Judges across jurisdictions used unusually direct language, invoking terms such as retaliation, unconstitutional, and authoritarian — phrasing more often seen in dissents or academic critiques than in trial court orders.
The timing is also notable. The rulings come as Trump faces internal Republican tensions, declining approval numbers, and public disputes with both Democrats and members of his own party. Recent GOP infighting over the release of Jeffrey Epstein-related files and the resignation of longtime Trump ally Marjorie Taylor Greene have added to the sense of instability.
The Courts as the Final Check?

The Trump administration has not yet issued detailed responses to the rulings, though appeals are widely expected. Historically, Trump has attacked judges who rule against him, casting them as partisan or illegitimate — a pattern legal analysts expect to continue.
What makes this moment different, experts say, is the clarity and consistency of the judicial pushback.

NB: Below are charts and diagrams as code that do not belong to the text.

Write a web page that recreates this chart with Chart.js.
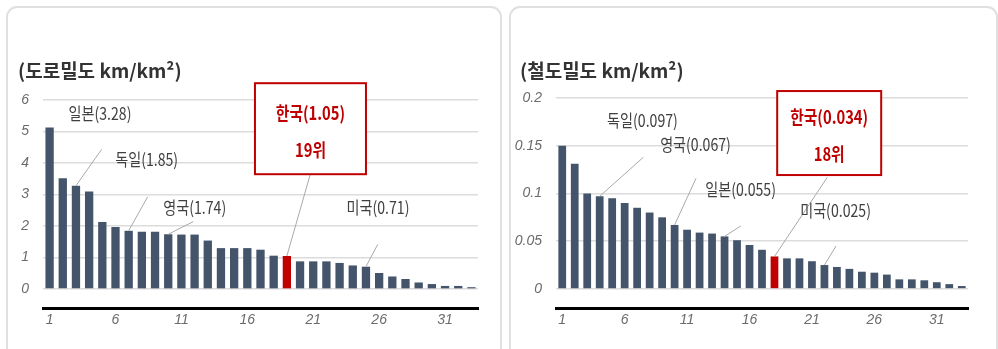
<!DOCTYPE html>
<html>
<head>
<meta charset="utf-8">
<script src="https://cdn.jsdelivr.net/npm/chart.js@4.4.1/dist/chart.umd.min.js"></script>
<style>
  html, body { margin: 0; padding: 0; background: #fff; }
  body { width: 998px; height: 349px; position: relative; overflow: hidden; }
  .panel { position: absolute; top: 6px; height: 380px; border: 2px solid #e0e0e0; border-radius: 11px; box-sizing: border-box; background: #fff; }
  #roadPanel { left: 6px; width: 496px; }
  #railPanel { left: 509px; width: 489px; }
  canvas { position: absolute; top: 0; }
  #roadChart { left: 0; }
  #railChart { left: 500px; }
</style>
</head>
<body>
<div class="panel" id="roadPanel"></div>
<div class="panel" id="railPanel"></div>
<canvas id="roadChart" width="500" height="349"></canvas>
<canvas id="railChart" width="498" height="349"></canvas>
<script>
// Rank positions 1..33 (OECD countries ordered by density)
const categories = ['1','2','3','4','5','6','7','8','9','10','11','12','13','14','15','16','17',
  '18','19','20','21','22','23','24','25','26','27','28','29','30','31','32','33'];

// Road density, km of road per km² of land
const roadDensity = [5.13, 3.52, 3.28, 3.10, 2.13, 1.97, 1.85, 1.82, 1.82, 1.74, 1.73, 1.73, 1.54,
  1.30, 1.30, 1.30, 1.25, 1.06, 1.05, 0.88, 0.88, 0.88, 0.83, 0.75, 0.71, 0.51, 0.40, 0.32,
  0.21, 0.16, 0.10, 0.10, 0.06];

// Rail density, km of track per km² of land
const railDensity = [0.150, 0.131, 0.100, 0.097, 0.095, 0.090, 0.085, 0.080, 0.075, 0.067, 0.062,
  0.059, 0.058, 0.055, 0.051, 0.046, 0.041, 0.034, 0.032, 0.032, 0.029, 0.025, 0.023, 0.021,
  0.018, 0.017, 0.015, 0.010, 0.010, 0.009, 0.007, 0.005, 0.003];

// Y-axis tick values
const roadTicks = [0, 1, 2, 3, 4, 5, 6];
const railTicks = [0, 0.05, 0.1, 0.15, 0.2];

// Labelled countries and their rank
const roadLabelCountries = ['일본', '독일', '영국', '한국', '미국'];
const roadLabelRanks = [3, 7, 10, 19, 25];
const railLabelCountries = ['독일', '영국', '일본', '한국', '미국'];
const railLabelRanks = [4, 10, 14, 18, 22];

const HOME = '한국';
const BAR_COLOR = '#44546A';
const HOME_COLOR = '#C00000';
const GRID_COLOR = '#dcdcdc';
const TICK_COLOR = '#6b6b6b';
const LABEL_COLOR = '#404040';
const LEADER_COLOR = '#a9a9a9';
const TICK_FONT = { family: "'Liberation Sans', Arial, sans-serif", size: 14, style: 'italic' };
const KR_FONT = "'Noto Sans CJK KR', 'Noto Sans', sans-serif";

// Offsets (px) of each callout relative to the top centre of its bar:
// label centre (lx, ly), start of the leader line (sx, sy); boxed callouts add w/h and line offsets
const roadCalloutLayout = [
  { lx: 24, ly: -72, sx: 25.7, sy: -36.4 },
  { lx: 18, ly: -71, sx: 19, sy: -34 },
  { lx: 26.5, ly: -27, sx: 25, sy: -12.6 },
  { lx: 23.6, ly: -127.3, sx: 23.2, sy: -81, w: 111, h: 91, lines: [-15.4, 21.3] },
  { lx: 12, ly: -59.4, sx: 11.8, sy: -22.4 }
];
const railCalloutLayout = [
  { lx: 42.8, ly: -75.6, sx: 43.6, sy: -39 },
  { lx: 20.9, ly: -80.9, sx: 21.4, sy: -46.6 },
  { lx: 16, ly: -47.1, sx: 16.2, sy: -10.4 },
  { lx: 54.7, ly: -123.4, sx: 52.8, sy: -79.1, w: 104, h: 84, lines: [-15.7, 21.3] },
  { lx: 11.1, ly: -54.3, sx: 11.6, sy: -19 }
];

// Draws condensed text centred at (x, y)
function condensedText(ctx, text, x, y, font, color, squeeze) {
  ctx.save();
  ctx.translate(x, y);
  ctx.scale(squeeze, 1);
  ctx.font = font;
  ctx.fillStyle = color;
  ctx.textAlign = 'center';
  ctx.textBaseline = 'middle';
  ctx.fillText(text, 0, 0);
  ctx.restore();
}

// Panel heading, drawn in the upper-left corner of the canvas
const panelTitle = {
  id: 'panelTitle',
  afterDraw(chart, args, opts) {
    const ctx = chart.ctx;
    ctx.save();
    ctx.font = `bold 19px ${KR_FONT}`;
    ctx.fillStyle = '#333333';
    ctx.textAlign = 'left';
    ctx.textBaseline = 'middle';
    ctx.fillText(opts.text, opts.x, opts.y);
    ctx.restore();
  }
};

// Country callouts with leader lines pointing at the bar tops
const callouts = {
  id: 'callouts',
  afterDatasetsDraw(chart, args, opts) {
    const ctx = chart.ctx;
    const meta = chart.getDatasetMeta(0);
    const values = chart.data.datasets[0].data;
    opts.countries.forEach((name, k) => {
      const idx = opts.ranks[k] - 1;
      const bar = meta.data[idx];
      const L = opts.layout[k];
      const bx = bar.x, by = bar.y;
      const valueText = values[idx].toFixed(opts.decimals);

      ctx.save();
      ctx.strokeStyle = LEADER_COLOR;
      ctx.lineWidth = 1;
      ctx.beginPath();
      ctx.moveTo(bx + L.sx, by + L.sy);
      ctx.lineTo(bx, by);
      ctx.stroke();
      ctx.restore();

      const cx = bx + L.lx, cy = by + L.ly;
      if (L.w) {
        ctx.save();
        ctx.fillStyle = '#ffffff';
        ctx.fillRect(cx - L.w / 2, cy - L.h / 2, L.w, L.h);
        ctx.strokeStyle = HOME_COLOR;
        ctx.lineWidth = 2;
        ctx.strokeRect(cx - L.w / 2, cy - L.h / 2, L.w, L.h);
        ctx.restore();
        const f = `bold 18px ${KR_FONT}`;
        condensedText(ctx, `${name}(${valueText})`, cx, cy + L.lines[0], f, HOME_COLOR, 0.82);
        condensedText(ctx, `${opts.ranks[k]}위`, cx, cy + L.lines[1], f, HOME_COLOR, 0.82);
      } else {
        condensedText(ctx, `${name}(${valueText})`, cx, cy, `17px ${KR_FONT}`, LABEL_COLOR, 0.83);
      }
    });
  }
};

function buildChart(id, cfg) {
  return new Chart(document.getElementById(id), {
    type: 'bar',
    data: {
      labels: categories,
      datasets: [{
        data: cfg.values,
        backgroundColor: cfg.values.map((v, i) => (i === cfg.homeIndex ? HOME_COLOR : BAR_COLOR)),
        barPercentage: cfg.barPct,
        categoryPercentage: 1
      }]
    },
    options: {
      responsive: false,
      animation: false,
      devicePixelRatio: 1,
      layout: { padding: cfg.padding },
      plugins: {
        legend: { display: false },
        tooltip: { enabled: false },
        panelTitle: cfg.title,
        callouts: cfg.callouts
      },
      scales: {
        x: {
          grid: { display: false, drawTicks: false },
          border: { display: true, color: '#000000', width: 3 },
          ticks: {
            autoSkip: false, maxRotation: 0, minRotation: 0, padding: 4,
            color: TICK_COLOR, font: TICK_FONT,
            callback: (v, i) => (i % 5 === 0 ? categories[i] : '')
          },
          afterFit: s => { s.height = 28; }
        },
        y: {
          min: cfg.min, max: cfg.max,
          grid: { color: GRID_COLOR, lineWidth: 1.5, drawTicks: false },
          border: { display: false },
          ticks: { padding: 14, color: TICK_COLOR, font: TICK_FONT, callback: v => String(v) },
          afterBuildTicks: s => { s.ticks = cfg.ticks.map(v => ({ value: v })); },
          afterFit: s => { s.width = cfg.yWidth; }
        }
      }
    },
    plugins: [panelTitle, callouts]
  });
}

buildChart('roadChart', {
  values: roadDensity,
  homeIndex: roadLabelRanks[roadLabelCountries.indexOf(HOME)] - 1,
  barPct: 0.63,
  min: -0.6, max: 6,
  ticks: roadTicks,
  yWidth: 33,
  padding: { left: 10, top: 100, right: 22, bottom: 13 },
  title: { text: '(도로밀도 km/km²)', x: 18, y: 71 },
  callouts: { countries: roadLabelCountries, ranks: roadLabelRanks, layout: roadCalloutLayout, decimals: 2 }
});

buildChart('railChart', {
  values: railDensity,
  homeIndex: railLabelRanks[railLabelCountries.indexOf(HOME)] - 1,
  barPct: 0.62,
  min: -0.02, max: 0.2,
  ticks: railTicks,
  yWidth: 46,
  padding: { left: 10, top: 98, right: 30, bottom: 13 },
  title: { text: '(철도밀도 km/km²)', x: 20, y: 71 },
  callouts: { countries: railLabelCountries, ranks: railLabelRanks, layout: railCalloutLayout, decimals: 3 }
});
</script>
</body>
</html>
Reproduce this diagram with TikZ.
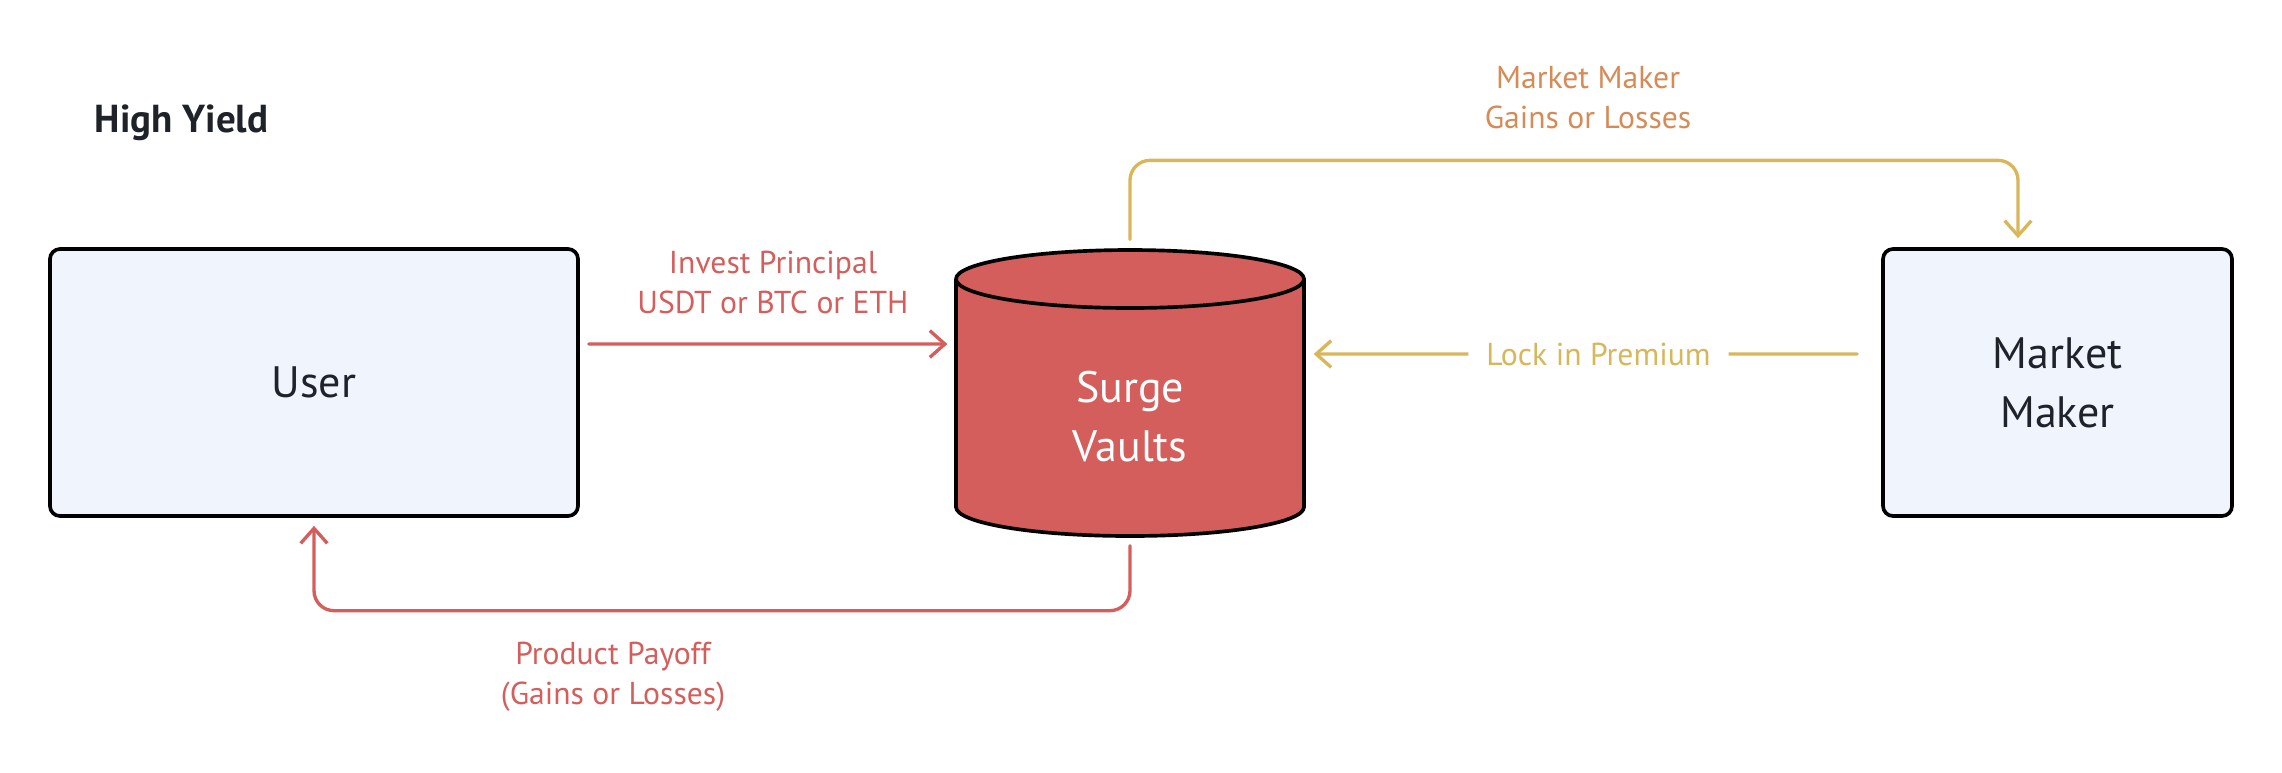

“These judges aren’t hedging,” said a former federal prosecutor. “They’re saying, in writing, that the administration crossed constitutional lines.”
As Trump continues to test the boundaries of executive power — through funding decisions, immigration enforcement, and political targeting — the federal judiciary may be emerging as the most effective institutional counterweight.
Whether that offers reassurance or raises deeper concerns about democratic stability depends, analysts note, on how often courts are forced to intervene — and whether their rulings are ultimately respected.